Mais je maintiens que, non, le mur de Berlin n’est pas tombé le 9 novembre 1989 !
D’ailleurs, cette date et les évènements qui y eurent lieu ne s’expliquent que par ce qui s’était passé quelques jours plus tôt :
– le 7 octobre, à l’occasion du 40ème anniversaire de la RDA, il y eu d’importantes manifestations, violemment réprimées par les forces de l’ordre;
– le 18 octobre, Erich Honecker démissionnait “pour raison de santé”, son successeur, Egon Krenz, prononçant alors le mot de “changement”;
– le 21 octobre, les manifestations s’étendent à l’ensemble du pays mais elles sont encore réprimées avec une grande violence. A l’évidence, le changement n’est pas d’actualité;
– le 29 octobre, la police présente des excuses pour ses interventions brutales;
– le 31 octobre, Margot Honecker, épouse de l’ancien chef de l’État, démissionne de son poste de ministre de l’enseignement;
– le 4 novembre, en RDA, un million de personnes descendent dans la rue dont la moitié à Berlin-Est;
– le 6 novembre, à l’occasion du 72ème anniversaire de la Révolution russe, des artistes appellent la population à manifester en masse;
– le 8 novembre, la tête du parti SED (le parti communiste) démissionne collectivement et “Neues Forum”, une coalition de divers mouvements de résistance, est reconnu comme nouveau parti politique;
– le 9 novembre, Günter Schabowski, membre du Politburo, annonce lors d’une conférence de presse que tous les citoyens de RDA sont libres de quitter le pays.De nombreux Berlinois, qui suivent cette déclaration à la télévision, se ruent aussitôt vers les postes frontières. Mais ceux-ci sont très peu nombreux et, totalement dépassés, ce sont les gardes-frontières eux-mêmes qui pratiqueront alors des ouvertures dans le mur de Berlin.

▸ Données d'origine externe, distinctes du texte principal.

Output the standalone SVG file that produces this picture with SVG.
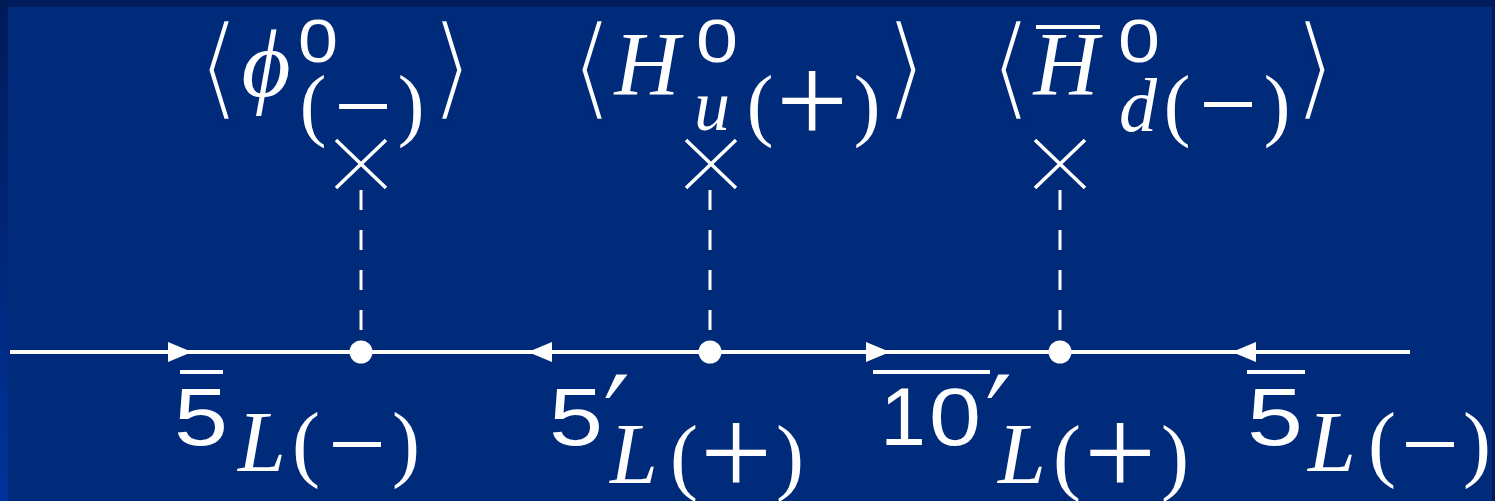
<svg xmlns="http://www.w3.org/2000/svg" width="1495" height="501" viewBox="0 0 1495 501">
<defs>
<linearGradient id="lb" x1="0" y1="0" x2="0" y2="1"><stop offset="0" stop-color="#001a58"/><stop offset="1" stop-color="#00339a"/></linearGradient>
<marker id="arr" viewBox="0 0 24 20" refX="24" refY="10" markerWidth="24" markerHeight="20" markerUnits="userSpaceOnUse" orient="auto"><path d="M0,0 L24,10 L0,20 Z" fill="#fff"/></marker>
<style>
.m{font-family:"Liberation Serif","DejaVu Serif",serif;fill:#fff;text-anchor:middle}
.i{font-style:italic}
.s{font-family:"Liberation Sans","DejaVu Sans",sans-serif;fill:#fff;text-anchor:middle}
.b{font-family:"DejaVu Serif","DejaVu Sans",serif;fill:#fff;text-anchor:middle;font-size:115px;stroke:#002a7a;stroke-width:5}
.p{font-family:"DejaVu Sans",sans-serif;fill:#fff;text-anchor:middle;font-size:140px;stroke:#002a7a;stroke-width:2}
.sup{font-size:62px}
.mn{font-size:100px}
.pl{font-size:128px}
.ln{stroke:#fff;stroke-width:4;fill:none}
.ds{stroke:#fff;stroke-width:3;stroke-dasharray:20 20;fill:none}
.x{stroke:#fff;stroke-width:3.5;fill:none}
.bar{stroke:#fff;stroke-width:4}
</style>
</defs>
<rect width="1495" height="501" fill="#002a7a"/>
<rect width="1495" height="7" fill="#001c5c"/>
<rect y="0" width="8" height="501" fill="url(#lb)"/>
<rect x="1492" y="0" width="3" height="501" fill="#001c5c"/>

<g id="connectors">
<path class="ln" d="M10,352 L192,352" marker-end="url(#arr)"/>
<path class="ln" d="M192,352 L361,352"/>
<path class="ln" d="M709,352 L528,352" marker-end="url(#arr)"/>
<path class="ln" d="M528,352 L361,352"/>
<path class="ln" d="M709,352 L890,352" marker-end="url(#arr)"/>
<path class="ln" d="M890,352 L1060,352"/>
<path class="ln" d="M1410,352 L1232,352" marker-end="url(#arr)"/>
<path class="ln" d="M1232,352 L1060,352"/>
<path class="ds" d="M361,190 L361,352"/>
<path class="ds" d="M710,190 L710,352"/>
<path class="ds" d="M1060,190 L1060,352"/>
</g>

<g id="vertex-phi">
<circle cx="361" cy="352" r="11.5" fill="#fff"/>
<path class="x" d="M336,140 L386,188 M386,140 L336,188"/>
</g>
<g id="vertex-hu">
<circle cx="710" cy="352" r="11.5" fill="#fff"/>
<path class="x" d="M686,140 L736,188 M736,140 L686,188"/>
</g>
<g id="vertex-hd">
<circle cx="1060" cy="352" r="11.5" fill="#fff"/>
<path class="x" d="M1035,140 L1085,188 M1085,140 L1035,188"/>
</g>

<g id="label-phi">
<text class="b" x="219" y="106">⟨</text>
<text class="m i" x="266" y="96" font-size="95">ϕ</text>
<text class="s sup" x="318" y="62" textLength="40" lengthAdjust="spacingAndGlyphs">0</text>
<text class="m" x="313" y="131" font-size="80">(</text>
<text class="m mn" x="363" y="140" textLength="58" lengthAdjust="spacingAndGlyphs">−</text>
<text class="m" x="411" y="131" font-size="80">)</text>
<text class="b" x="452" y="106">⟩</text>
</g>
<g id="label-hu">
<text class="b" x="592" y="106">⟨</text>
<text class="m i" x="647" y="95" font-size="90">H</text>
<text class="s sup" x="717" y="62" textLength="42" lengthAdjust="spacingAndGlyphs">0</text>
<text class="m i" x="712" y="130" font-size="72">u</text>
<text class="m" x="760" y="131" font-size="80">(</text>
<text class="m pl" x="812" y="143">+</text>
<text class="m" x="867" y="131" font-size="80">)</text>
<text class="b" x="906" y="106">⟩</text>
</g>
<g id="label-hd">
<text class="b" x="1011" y="106">⟨</text>
<text class="m i" x="1066" y="95" font-size="90">H</text>
<line class="bar" x1="1036" y1="27" x2="1100" y2="27"/>
<text class="s sup" x="1139" y="62" textLength="42" lengthAdjust="spacingAndGlyphs">0</text>
<text class="m i" x="1138" y="131" font-size="76">d</text>
<text class="m" x="1177" y="131" font-size="80">(</text>
<text class="m mn" x="1228" y="138" textLength="58" lengthAdjust="spacingAndGlyphs">−</text>
<text class="m" x="1277" y="131" font-size="80">)</text>
<text class="b" x="1315" y="106">⟩</text>
</g>

<g id="label-5bar-left">
<line class="bar" x1="180" y1="372" x2="223" y2="372"/>
<text class="s" x="201" y="445" font-size="82" textLength="54" lengthAdjust="spacingAndGlyphs">5</text>
<text class="m i" x="262" y="471" font-size="86">L</text>
<text class="m" x="306" y="471" font-size="84">(</text>
<text class="m mn" x="357" y="478" textLength="58" lengthAdjust="spacingAndGlyphs">−</text>
<text class="m" x="406" y="471" font-size="84">)</text>
</g>
<g id="label-5prime">
<text class="s" x="576" y="445" font-size="82" textLength="54" lengthAdjust="spacingAndGlyphs">5</text>
<text class="p" x="617" y="476">′</text>
<text class="m i" x="634" y="483" font-size="86">L</text>
<text class="m" x="684" y="484" font-size="84">(</text>
<text class="m pl" x="736" y="495">+</text>
<text class="m" x="790" y="484" font-size="84">)</text>
</g>
<g id="label-10bar-prime">
<line class="bar" x1="873" y1="372" x2="990" y2="372"/>
<text class="s" x="903" y="445" font-size="82">1</text>
<text class="s" x="955" y="445" font-size="82" textLength="52" lengthAdjust="spacingAndGlyphs">0</text>
<text class="p" x="999" y="476">′</text>
<text class="m i" x="1022" y="483" font-size="86">L</text>
<text class="m" x="1067" y="484" font-size="84">(</text>
<text class="m pl" x="1120" y="495">+</text>
<text class="m" x="1175" y="484" font-size="84">)</text>
</g>
<g id="label-5bar-right">
<line class="bar" x1="1247" y1="372" x2="1305" y2="372"/>
<text class="s" x="1275" y="445" font-size="82" textLength="56" lengthAdjust="spacingAndGlyphs">5</text>
<text class="m i" x="1332" y="471" font-size="86">L</text>
<text class="m" x="1382" y="471" font-size="84">(</text>
<text class="m mn" x="1430" y="478" textLength="58" lengthAdjust="spacingAndGlyphs">−</text>
<text class="m" x="1477" y="471" font-size="84">)</text>
</g>
</svg>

Le mur n’était pas “tombé”, il n’était alors qu’entrouvert !
Ce qui était “tombé”, c’était le régime Communiste !
Et ce régime – il ne faut pas l’oublier – est alors tombé parce que Mikhaïl Gorbatchev a refusé de faire intervenir les troupes soviétiques pour aider les dirigeants de la RDA en grande difficulté comme ont pu le faire ses prédécesseurs, notamment en juin 1953, déjà à Berlin (bilan : 153 morts), ou à Prague le 12 août 1968.